▸ **Written instruction**: Nothing but the lines from the top of the data to the line holding "STUDY_LINE_TOP = [1.5, 1.57]" should be printed, word for word and both ends included; leave the pictures out.

### Supplied material ###

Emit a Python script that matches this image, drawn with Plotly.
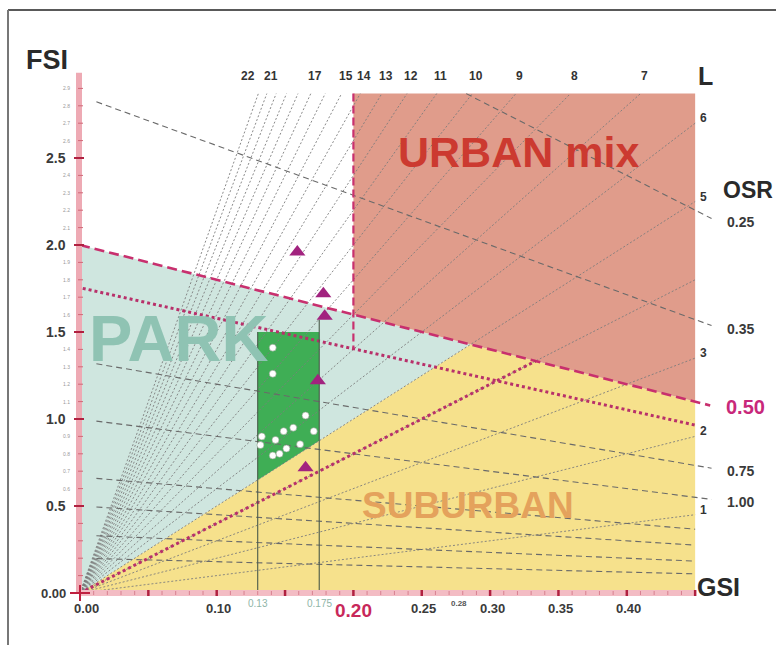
import plotly.graph_objects as go

# ---------------- data ----------------
FSI_TOP = 2.87          # upper edge of the diagram field
GSI_MAX = 0.45          # right edge of the diagram field
GSI_LINE_END = 0.462    # OSR lines run slightly past the field to their labels

L_VALUES = list(range(1, 23))                       # floor-count rays FSI = L * GSI
L_TOP_LABELS = [22, 21, 17, 15, 14, 13, 12, 11, 10, 9, 8, 7]
L_RIGHT_LABELS = [6, 5, 3, 2, 1]

OSR_LABELED = [0.25, 0.35, 0.75, 1.00]              # open space ratio curves
OSR_EXTRA = [1.5, 2.0, 3.0, 5.0]
OSR_LIMIT = 0.50                                    # magenta dashed limit
OSR_DOTTED = 0.57                                   # magenta dotted curve
L_DOTTED = 4                                        # magenta dotted ray
L_PARK = 5                                          # park / suburban boundary ray
URBAN_GSI = 0.20                                    # left edge of urban mix

STUDY_GSI = [0.13, 0.175]                           # study band
STUDY_GSI_LABELS = ["0.13", "0.175"]
STUDY_FSI_TOP = 1.5
STUDY_LINE_TOP = [1.5, 1.57]

GSI_TICKS = [0.00, 0.10, 0.25, 0.30, 0.35, 0.40]
GSI_TICK_LABELS = ["0.00", "0.10", "0.25", "0.30", "0.35", "0.40"]
GSI_RED_TICK = 0.20
GSI_SMALL_TICK = 0.277
FSI_TICKS = [0.5, 1.0, 1.5, 2.0, 2.5]
FSI_TICK_LABELS = ["0.5", "1.0", "1.5", "2.0", "2.5"]
FSI_MINOR = [0.6, 0.7, 0.8, 0.9, 1.1, 1.2, 1.3, 1.4, 1.6, 1.7, 1.8, 1.9,
             2.1, 2.2, 2.3, 2.4, 2.6, 2.7, 2.8, 2.9]

tri_gsi = [0.159, 0.178, 0.179, 0.174, 0.165]
tri_fsi = [1.96, 1.72, 1.59, 1.22, 0.72]

dot_gsi = [0.141, 0.141, 0.165, 0.149, 0.156, 0.171, 0.143, 0.161, 0.151,
           0.141, 0.146, 0.132, 0.133]
dot_fsi = [1.41, 1.26, 1.02, 0.93, 0.95, 0.93, 0.88, 0.855, 0.83,
           0.79, 0.80, 0.85, 0.90]

# ---------------- scale (pixels per unit) ----------------
W, H = 776, 645
X0, Y0 = 80, 593          # pixel position of the origin
SX, SY = 1367.0, 174.0    # pixels per unit GSI / FSI


def px_x(p):
    return p / SX


def px_y(p):
    return p / SY


def osr_fsi(osr, g):
    return (1 - g) / osr


def ray_osr_gsi(L, osr):
    return 1.0 / (1.0 + L * osr)


FONT = "Liberation Sans, Arial, sans-serif"
TEAL = "#cfe6df"
YELLOW = "#f6e18c"
SALMON = "#e09c8b"
GREEN = "#3fae55"
MAGENTA = "#c8306e"
GRAY = "#7d7d7d"

fig = go.Figure()


def poly(xs, ys, color):
    fig.add_trace(go.Scatter(x=xs, y=ys, fill="toself", fillcolor=color,
                             mode="lines", line=dict(width=0),
                             hoverinfo="skip", showlegend=False))


# ---------------- zones ----------------
g_park = ray_osr_gsi(L_PARK, OSR_LIMIT)
f_park = L_PARK * g_park
poly([0, 0, g_park, 0], [0, osr_fsi(OSR_LIMIT, 0), f_park, 0], TEAL)
poly([0, g_park, GSI_MAX, GSI_MAX, 0],
     [0, f_park, osr_fsi(OSR_LIMIT, GSI_MAX), 0, 0], YELLOW)
poly([URBAN_GSI, URBAN_GSI, GSI_MAX, GSI_MAX, URBAN_GSI],
     [osr_fsi(OSR_LIMIT, URBAN_GSI), FSI_TOP, FSI_TOP,
      osr_fsi(OSR_LIMIT, GSI_MAX), osr_fsi(OSR_LIMIT, URBAN_GSI)], SALMON)
ga, gb = STUDY_GSI
poly([ga, ga, gb, gb, ga],
     [L_PARK * ga, STUDY_FSI_TOP, STUDY_FSI_TOP, L_PARK * gb, L_PARK * ga], GREEN)

# ---------------- L rays ----------------
lx, ly = [], []
for L in L_VALUES:
    if L * GSI_MAX <= FSI_TOP:
        lx += [0, GSI_MAX, None]
        ly += [0, L * GSI_MAX, None]
    else:
        lx += [0, FSI_TOP / L, None]
        ly += [0, FSI_TOP, None]
fig.add_trace(go.Scatter(x=lx, y=ly, mode="lines",
                         line=dict(color=GRAY, width=0.9, dash="2px,2px"),
                         hoverinfo="skip", showlegend=False))

# ---------------- OSR curves ----------------
ox, oy = [], []
for osr in OSR_LABELED + OSR_EXTRA:
    g_start = 0.012
    f_start = osr_fsi(osr, g_start)
    if f_start > FSI_TOP:
        g_start = 1 - FSI_TOP * osr
        f_start = FSI_TOP
    g_end = GSI_LINE_END if osr in OSR_LABELED else GSI_MAX
    ox += [g_start, g_end, None]
    oy += [f_start, osr_fsi(osr, g_end), None]
fig.add_trace(go.Scatter(x=ox, y=oy, mode="lines",
                         line=dict(color="#6a6a6a", width=1.1, dash="6px,4px"),
                         hoverinfo="skip", showlegend=False))

# ---------------- magenta guides ----------------
fig.add_trace(go.Scatter(x=[0, 0.461], y=[osr_fsi(OSR_LIMIT, 0), osr_fsi(OSR_LIMIT, 0.461)],
                         mode="lines", line=dict(color=MAGENTA, width=2.6, dash="10px,5px"),
                         hoverinfo="skip", showlegend=False))
fig.add_trace(go.Scatter(x=[0.002, GSI_MAX],
                         y=[osr_fsi(OSR_DOTTED, 0.002), osr_fsi(OSR_DOTTED, GSI_MAX)],
                         mode="lines", line=dict(color="#b8306a", width=3, dash="dot"),
                         hoverinfo="skip", showlegend=False))
g4 = ray_osr_gsi(L_DOTTED, OSR_LIMIT)
fig.add_trace(go.Scatter(x=[0, g4], y=[0, L_DOTTED * g4], mode="lines",
                         line=dict(color="#b8306a", width=3, dash="dot"),
                         hoverinfo="skip", showlegend=False))
fig.add_trace(go.Scatter(x=[URBAN_GSI, URBAN_GSI],
                         y=[FSI_TOP, osr_fsi(OSR_DOTTED, URBAN_GSI)], mode="lines",
                         line=dict(color=MAGENTA, width=2.2, dash="8px,4px"),
                         hoverinfo="skip", showlegend=False))

# ---------------- study band verticals ----------------
for g, top in zip(STUDY_GSI, STUDY_LINE_TOP):
    fig.add_trace(go.Scatter(x=[g, g], y=[0, top], mode="lines",
                             line=dict(color="#4a5a4a", width=1.1),
                             hoverinfo="skip", showlegend=False))

# ---------------- points ----------------
fig.add_trace(go.Scatter(x=dot_gsi, y=dot_fsi, mode="markers",
                         marker=dict(symbol="circle", size=7, color="white",
                                     line=dict(color="#8aa08a", width=0.6)),
                         hoverinfo="skip", showlegend=False))
fig.add_trace(go.Scatter(x=tri_gsi, y=tri_fsi, mode="markers",
                         marker=dict(symbol="triangle-up", size=14, color="#a2237f",
                                     line=dict(width=0)),
                         hoverinfo="skip", showlegend=False))

# ---------------- axis bars ----------------
shapes = []
shapes.append(dict(type="rect", xref="x", yref="y", x0=px_x(-4), x1=px_x(2),
                   y0=0, y1=2.99, fillcolor="#eeaab4", line=dict(width=0), layer="above"))
shapes.append(dict(type="rect", xref="x", yref="y", x0=0, x1=GSI_MAX,
                   y0=px_y(-3), y1=px_y(3), fillcolor="#f3bcc4", line=dict(width=0),
                   layer="above"))
for i in range(1, 30):
    f = i / 10
    major = i % 5 == 0
    shapes.append(dict(type="line", xref="x", yref="y",
                       x0=px_x(-6 if major else -2), x1=px_x(4 if major else 3),
                       y0=f, y1=f, layer="above",
                       line=dict(color="#b02040" if major else "#d06878",
                                 width=2 if major else 1)))
for i in range(1, 46):
    g = i / 100
    major = i % 5 == 0
    shapes.append(dict(type="line", xref="x", yref="y", x0=g, x1=g,
                       y0=px_y(-3 if major else -2), y1=px_y(3 if major else 2),
                       layer="above",
                       line=dict(color="#b02040" if major else "#d88090",
                                 width=2.5 if major else 1)))
shapes.append(dict(type="line", xref="x", yref="y", x0=px_x(-10), x1=px_x(10),
                   y0=0, y1=0, line=dict(color="#c02040", width=2), layer="above"))
shapes.append(dict(type="line", xref="x", yref="y", x0=0, x1=0,
                   y0=px_y(-8), y1=px_y(8), line=dict(color="#c02040", width=2), layer="above"))
# frame
shapes.append(dict(type="line", xref="paper", yref="paper", x0=8 / W, x1=1,
                   y0=1 - 10 / H, y1=1 - 10 / H, line=dict(color="#222", width=1.6)))
shapes.append(dict(type="line", xref="paper", yref="paper", x0=8 / W, x1=8 / W,
                   y0=0, y1=1 - 10 / H, line=dict(color="#777", width=2)))

# ---------------- text ----------------
ann = []


def text(x, y, s, size, color="#333", bold=True, xshift=0, yshift=0, xanchor="center"):
    ann.append(dict(x=x, y=y, xref="x", yref="y", text=f"<b>{s}</b>" if bold else s,
                    showarrow=False, xshift=xshift, yshift=yshift, xanchor=xanchor,
                    yanchor="middle", font=dict(family=FONT, size=size, color=color)))


# zone titles
text(px_x(518 - X0), (Y0 - 152) / SY, "URBAN mix", 43, "#cc3a30")
text(px_x(178 - X0), (Y0 - 338) / SY, "PARK", 65, "#8fc3b3")
text(px_x(468 - X0), (Y0 - 505) / SY, "SUBURBAN", 37, "#e4a25c")

# axis titles
text(px_x(47 - X0), (Y0 - 60) / SY, "FSI", 27, "#2a2a2a")
text(px_x(718 - X0), (Y0 - 587) / SY, "GSI", 25, "#2a2a2a")
text(px_x(705 - X0), (Y0 - 76) / SY, "L", 25, "#2a2a2a")
text(px_x(748 - X0), (Y0 - 190) / SY, "OSR", 23, "#2a2a2a")

# L labels
nudge = {22: -10}
for L in L_TOP_LABELS:
    text(FSI_TOP / L, FSI_TOP, str(L), 12, "#333", xshift=nudge.get(L, 4), yshift=18)
for L in L_RIGHT_LABELS:
    text(GSI_MAX, L * GSI_MAX, str(L), 12, "#333", xshift=8, yshift=5)

# OSR labels
for osr in OSR_LABELED:
    text(GSI_LINE_END, osr_fsi(osr, GSI_LINE_END), f"{osr:.2f}", 14, "#3a3a3a",
         xshift=13, yshift=-3, xanchor="left")
text(GSI_LINE_END, osr_fsi(OSR_LIMIT, GSI_LINE_END), f"{OSR_LIMIT:.2f}", 20, "#c8287a",
     xshift=12, yshift=-1, xanchor="left")

# FSI ticks
text(0, 0, "0.00", 13, "#3a3a3a", xshift=-12, xanchor="right")
for v, s in zip(FSI_TICKS, FSI_TICK_LABELS):
    text(0, v, s, 14, "#3a3a3a", xshift=-12, xanchor="right")
for v in FSI_MINOR:
    text(0, v, f"{v:.1f}", 5, "#9a9a9a", bold=False, xshift=-8, xanchor="right")

# GSI ticks
for v, s in zip(GSI_TICKS, GSI_TICK_LABELS):
    text(v, 0, s, 13, "#3a3a3a", xshift=6 if v == 0 else 2, yshift=-15)
text(GSI_RED_TICK, 0, f"{GSI_RED_TICK:.2f}", 19, "#c8285a", yshift=-17)
text(GSI_SMALL_TICK, 0, "0.28", 8, "#555", yshift=-10)
for v, s in zip(STUDY_GSI, STUDY_GSI_LABELS):
    text(v, 0, s, 10, "#8fb5a8", bold=False, yshift=-10)

fig.update_layout(
    width=W, height=H, autosize=False,
    margin=dict(l=0, r=0, t=0, b=0),
    paper_bgcolor="white", plot_bgcolor="white",
    xaxis=dict(range=[-X0 / SX, (W - X0) / SX], visible=False, fixedrange=True),
    yaxis=dict(range=[-(H - Y0) / SY, Y0 / SY], visible=False, fixedrange=True),
    shapes=shapes, annotations=ann, showlegend=False,
)

fig.write_html("out.html")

###

▸ **The answer**:
Emit a Python script that matches this image, drawn with Plotly.
import plotly.graph_objects as go

# ---------------- data ----------------
FSI_TOP = 2.87          # upper edge of the diagram field
GSI_MAX = 0.45          # right edge of the diagram field
GSI_LINE_END = 0.462    # OSR lines run slightly past the field to their labels

L_VALUES = list(range(1, 23))                       # floor-count rays FSI = L * GSI
L_TOP_LABELS = [22, 21, 17, 15, 14, 13, 12, 11, 10, 9, 8, 7]
L_RIGHT_LABELS = [6, 5, 3, 2, 1]

OSR_LABELED = [0.25, 0.35, 0.75, 1.00]              # open space ratio curves
OSR_EXTRA = [1.5, 2.0, 3.0, 5.0]
OSR_LIMIT = 0.50                                    # magenta dashed limit
OSR_DOTTED = 0.57                                   # magenta dotted curve
L_DOTTED = 4                                        # magenta dotted ray
L_PARK = 5                                          # park / suburban boundary ray
URBAN_GSI = 0.20                                    # left edge of urban mix

STUDY_GSI = [0.13, 0.175]                           # study band
STUDY_GSI_LABELS = ["0.13", "0.175"]
STUDY_FSI_TOP = 1.5
STUDY_LINE_TOP = [1.5, 1.57]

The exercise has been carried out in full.